"Better that she should make much of it--ay, and feel it--than that any risk should be run. I cannot allow chloroform to be given to Lady Oswald."

Mark Cray demurred: not outwardly, for he said not another word; but inwardly. He was of that class of men who disbelieve what they cannot see. Some of us will look into a man's face and read his character, read him for what he is, as surely and unerringly as we read the pages of a book; but others of us, who do not possess this gift, cannot believe that it exists, laugh at and ridicule the very idea of it. Just so was it with Mark Cray. That assertion of Dr. Davenal's, that some faculty or instinct within him enabled him to discern where chloroform might and might not be administered, was utterly scouted by Mark Cray. That subtle instinct into nature, that unerring, rapidly-formed judgment of a sick man's state, the mental grasping instantaneously of the disease and its remedy, Mark Cray possessed not. To the very end of his life he would never learn it. Dr. Davenal said that out of numbers of medical men only one would possess it, and he was right. How many do not possess it, and go on to their career's end unconscious of their deficiency, they themselves will never know. Mark could see no reason why Lady Oswald should not be eased of her pain by the aid of chloroform; he did not for a moment believe the doctor could; he regarded it as a crotchet, and a very foolish one. But he suffered the question to rest, and supposed he must bow to the decision of his senior partner.

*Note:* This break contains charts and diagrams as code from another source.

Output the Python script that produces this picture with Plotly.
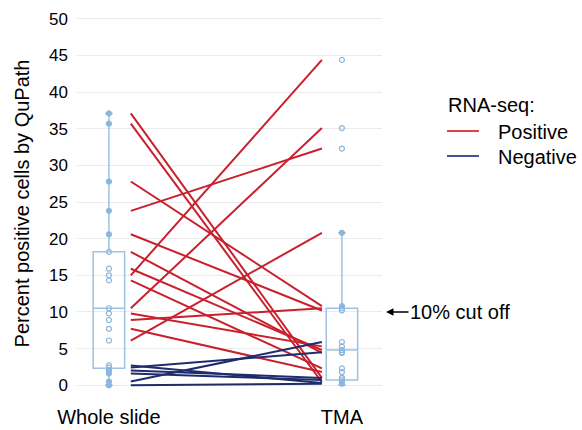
import plotly.graph_objects as go

# ---- data ----
groups = ["Whole slide", "TMA"]

whole_pos = [37.1, 35.7, 27.8, 23.8, 20.6, 18.2, 15.9, 15.0, 14.3, 10.5, 9.8, 8.9, 7.7, 6.1]
tma_pos = [1.0, 0.4, 10.8, 32.3, 10.2, 4.4, 4.8, 44.4, 2.3, 35.1, 5.3, 10.5, 1.8, 20.8]

whole_neg = [2.7, 2.4, 2.0, 1.6, 0.5, 0.0]
tma_neg = [0.3, 4.5, 1.0, 0.7, 5.9, 0.2]

# box summary statistics (as drawn)
box_lower = [0.0, 0.0]
box_q1 = [2.3, 0.7]
box_median = [10.5, 4.8]
box_q3 = [18.2, 10.5]
box_upper = [37.1, 20.8]

y_ticks = [0, 5, 10, 15, 20, 25, 30, 35, 40, 45, 50]
cutoff = 10
legend_title = "RNA-seq:"
series_names = ["Positive", "Negative"]

# ---- styling / layout constants ----
RED = "#C9202E"
NAVY = "#1E2B6C"
RED_LEG = "#D8464C"
NAVY_LEG = "#47528E"
BOXC = "#9CC2E5"
PTC = "#8DB6DD"
LINE_START, LINE_END = 0.094, 0.914
FONT = "Liberation Sans, Arial, sans-serif"

W, H = 582, 430
ML, MR, MT, MB = 77, 200, 13, 36
PW, PH = W - ML - MR, H - MT - MB


def px_x(p):  # pixel -> paper x
    return (p - ML) / PW


def px_y(p):  # pixel -> paper y
    return (H - MB - p) / PH


fig = go.Figure()

# boxes
fig.add_trace(go.Box(
    x=[0, 1], q1=box_q1, median=box_median, q3=box_q3,
    lowerfence=box_lower, upperfence=box_upper,
    width=0.135, whiskerwidth=0.25,
    line=dict(color=BOXC, width=1.5), fillcolor="rgba(255,255,255,0)",
    boxpoints=False, showlegend=False, hoverinfo="skip",
))

# sample points
for gi, vals in enumerate([whole_pos + whole_neg, tma_pos + tma_neg]):
    syms = []
    for v in vals:
        inside = box_q1[gi] <= v <= box_q3[gi]
        outlier = v > box_upper[gi]
        syms.append("circle-open" if (inside or outlier) else "circle")
    fig.add_trace(go.Scatter(
        x=[gi] * len(vals), y=vals, mode="markers",
        marker=dict(color=PTC, size=5, symbol=syms, line=dict(color=PTC, width=1.2)),
        showlegend=False, hoverinfo="skip",
    ))


def seg(a, b):
    xs, ys = [], []
    for y0, y1 in zip(a, b):
        xs += [LINE_START, LINE_END, None]
        ys += [y0, y1, None]
    return xs, ys


xs, ys = seg(whole_pos, tma_pos)
fig.add_trace(go.Scatter(x=xs, y=ys, mode="lines", name=series_names[0],
                         line=dict(color=RED, width=2), showlegend=False))
xs, ys = seg(whole_neg, tma_neg)
fig.add_trace(go.Scatter(x=xs, y=ys, mode="lines", name=series_names[1],
                         line=dict(color=NAVY, width=2), showlegend=False))

# manual legend
fig.add_annotation(xref="paper", yref="paper", x=px_x(446), y=px_y(105),
                   xanchor="left", yanchor="middle", showarrow=False,
                   text=legend_title, font=dict(size=20, color="black", family=FONT))
for i, (nm, col) in enumerate(zip(series_names, [RED_LEG, NAVY_LEG])):
    yy = 131 + 25 * i
    fig.add_shape(type="line", xref="paper", yref="paper",
                  x0=px_x(447), x1=px_x(479), y0=px_y(yy), y1=px_y(yy),
                  line=dict(color=col, width=2))
    fig.add_annotation(xref="paper", yref="paper", x=px_x(496), y=px_y(yy + 1),
                       xanchor="left", yanchor="middle", showarrow=False,
                       text=nm, font=dict(size=20, color="black", family=FONT))

fig.add_annotation(
    xref="paper", yref="y", x=px_x(386), y=cutoff,
    text="10% cut off", showarrow=True, ax=74, ay=0,
    arrowhead=2, arrowsize=1, arrowwidth=1.5, arrowcolor="black",
    font=dict(size=20, color="black", family=FONT),
)

fig.update_layout(
    width=W, height=H,
    margin=dict(l=ML, r=MR, t=MT, b=MB),
    paper_bgcolor="white", plot_bgcolor="white",
    font=dict(family=FONT, color="black"),
    showlegend=False,
    xaxis=dict(range=[-0.137, 1.172], tickvals=[0, 1], ticktext=groups,
               showgrid=False, zeroline=False, showline=False, automargin=False,
               tickfont=dict(size=20, color="black"), ticklabelstandoff=9),
    yaxis=dict(range=[-1.2, 50.8], tickvals=y_ticks, showgrid=True,
               gridcolor="#EBEBEB", gridwidth=1, zeroline=False, showline=False,
               automargin=False, ticklabelstandoff=8,
               tickfont=dict(size=17, color="black"),
               title=dict(text="Percent positive cells by QuPath",
                          font=dict(size=20, color="black"), standoff=14)),
)

fig.write_html("out.html",
               config={"displayModeBar": False},
               post_script="document.body.style.margin='0';")
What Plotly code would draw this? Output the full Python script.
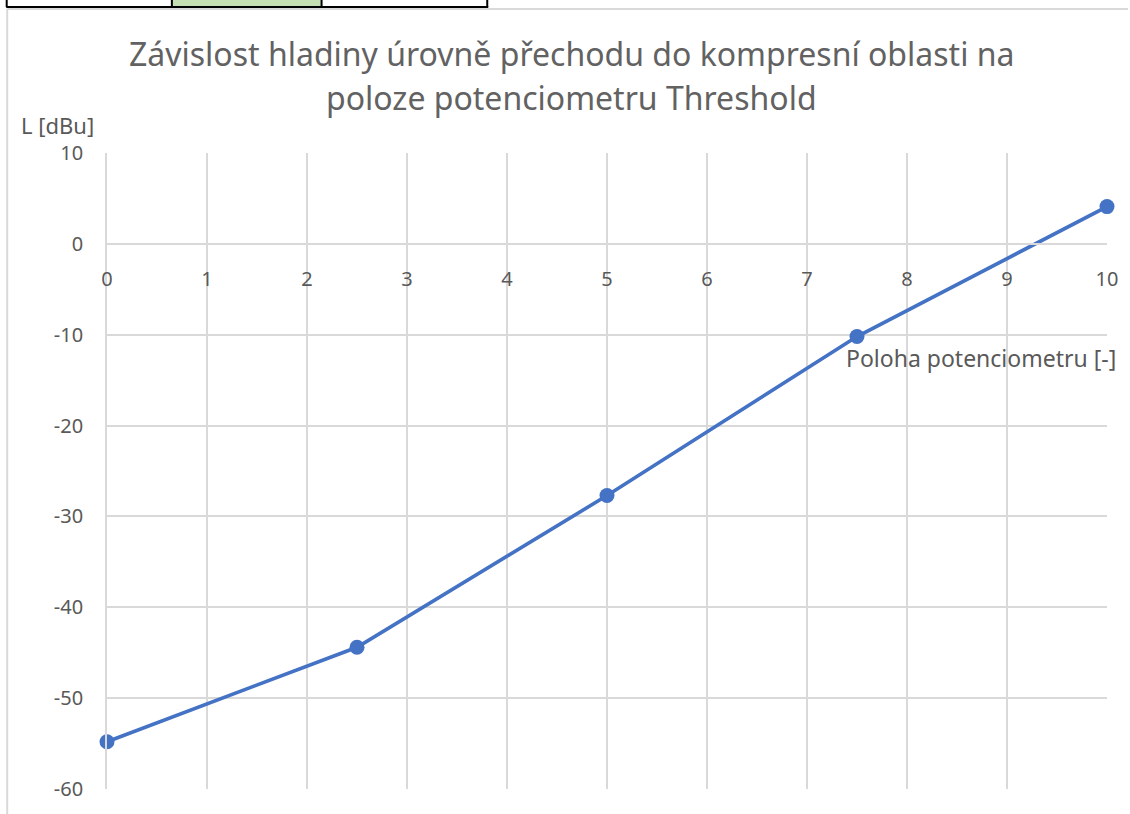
import plotly.graph_objects as go

# Threshold potentiometer position vs. compression onset level
poloha = [0, 2.5, 5, 7.5, 10]
uroven = [-54.8, -44.4, -27.7, -10.2, 4.1]

x_ticks = list(range(0, 11))
y_ticks = list(range(-60, 11, 10))

title_lines = [
    "Závislost hladiny úrovně přechodu do kompresní oblasti na",
    "poloze potenciometru Threshold",
]

W, H = 1130, 814
L, R, T, B = 107, 21, 153, 25
FONT = "Noto Sans"
GREY_TXT = "#595959"
GRID = "#d9d9d9"
CLEAR = "rgba(0,0,0,0)"


def px(p):
    return (p - L) / (W - L - R)


def py(q):
    return (H - B - q) / (H - T - B)


fig = go.Figure()
fig.add_trace(go.Scatter(
    x=poloha, y=uroven, mode="lines+markers",
    line=dict(color="#4472C4", width=3.6),
    marker=dict(color="#4472C4", size=15),
    showlegend=False, cliponaxis=False,
))

shapes = [
    # chart area border (left and top)
    dict(type="line", xref="paper", yref="paper", x0=px(7), x1=px(7), y0=py(9), y1=py(H),
         line=dict(color="#d9d9d9", width=2)),
    dict(type="line", xref="paper", yref="paper", x0=px(7), x1=px(W), y0=py(9), y1=py(9),
         line=dict(color="#d9d9d9", width=2)),
    # worksheet cells above the chart
    dict(type="rect", xref="paper", yref="paper", x0=px(172), x1=px(322), y0=py(7), y1=py(-5),
         fillcolor="#c6e0b4", line=dict(width=0)),
    dict(type="line", xref="paper", yref="paper", x0=px(6), x1=px(489), y0=py(7), y1=py(7),
         line=dict(color="black", width=2)),
]
for xc in [6.5, 172, 322, 488]:
    shapes.append(dict(type="line", xref="paper", yref="paper", x0=px(xc), x1=px(xc),
                       y0=py(7), y1=py(-5), line=dict(color="black", width=2)))

annotations = [
    dict(text="L [dBu]", xref="paper", yref="paper", x=px(19), y=py(125),
         xanchor="left", yanchor="middle", showarrow=False,
         font=dict(size=22, color=GREY_TXT, family=FONT)),
    dict(text="Poloha potenciometru [-]", xref="paper", yref="paper", x=px(1120), y=py(358),
         xanchor="right", yanchor="middle", showarrow=False,
         font=dict(size=23, color=GREY_TXT, family=FONT)),
]
for line_text, yc in zip(title_lines, [53, 98]):
    annotations.append(dict(
        text=line_text, xref="paper", yref="paper", x=px(572), y=py(yc),
        xanchor="center", yanchor="middle", showarrow=False,
        font=dict(size=32, color="#626262", family=FONT),
    ))

fig.update_layout(
    width=W, height=H,
    margin=dict(l=L, r=R, t=T, b=B),
    paper_bgcolor="white", plot_bgcolor="white",
    font=dict(family=FONT, color=GREY_TXT),
    xaxis=dict(
        range=[0, 10], tickvals=x_ticks, ticktext=[str(v) for v in x_ticks],
        showgrid=True, gridcolor=GRID, gridwidth=1.8,
        zeroline=False, showline=True, linecolor=GRID, linewidth=1.8,
        anchor="free", position=60 / 70, ticks="outside", ticklen=17, tickcolor=CLEAR,
        tickfont=dict(size=20, color=GREY_TXT), fixedrange=True,
    ),
    yaxis=dict(
        range=[-60, 10], tickvals=y_ticks, ticktext=[str(v) for v in y_ticks],
        showgrid=True, gridcolor=GRID, gridwidth=1.8,
        zeroline=False, showline=True, linecolor=GRID, linewidth=1.8,
        ticks="outside", ticklen=18, tickcolor=CLEAR,
        tickfont=dict(size=20, color=GREY_TXT), fixedrange=True,
    ),
    shapes=shapes,
    annotations=annotations,
)

fig.write_html("out.html")
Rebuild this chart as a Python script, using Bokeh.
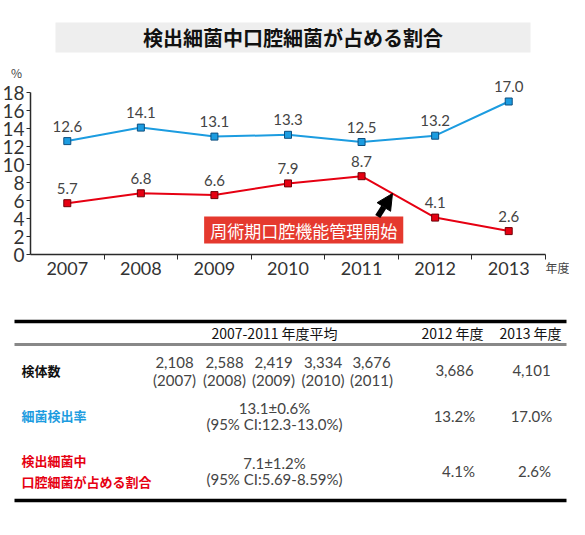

"Shall I call for you, Mark?" asked the doctor, as they separated. "I shall go up in the carriage."

"O no, thank you. I'd as soon walk. You intend to be present?"

"Or course I shall be," replied the doctor. "Lady Oswald is my patient, in point of fact--not yours, Mark."

"Then I need not ask Berry. I thought of asking him to be present."

"You can do just as you please about that. If you like him to look on at you, you can have him. Twenty-five minutes after five, remember, punctual. You'll want the full daylight."

As they parted, a feeling was in Mark's heart that he would not have liked to confess to the other, and that perhaps he neither cared to encourage nor to dwell upon. He felt perfectly sure of his own skill; he was not nervous; nobody less so; and yet there was a half-reluctance in his mind to perform that operation in the presence of Dr. Davenal, the skilled and accomplished operator. Surely the reluctance could only spring from a latent doubt of whether he ought to make so sure of himself! A latent doubt; one not suffered to appear down far in the depths of his heart it lay--so deep that perhaps Mark thought it was not there at all, that it was only fancy.

He had a great deal rather have had Berry with him--that he acknowledged openly enough to himself. Surgeon Berry was a man of fair average skill, superior to Mark in experience, and he and Mark were great friends. Did Mark fear that the presence of the more finished and perfect surgeon, with his critical eye, his practised judgment, would render him nervous--as a candidate for the Civil Service examinations will break down, simply because those searching eyes are on him? No, Mark Cray feared nothing of the sort; and he could not have told, had he been pressed, why he would have preferred the absence of Dr. Davenal. He had looked on many a time at the doctor in such cases: but that was a different thing.

His thoughts were interrupted by Julius Wild. The young man accosted him to inquire if there were any orders--whether he should be wanted.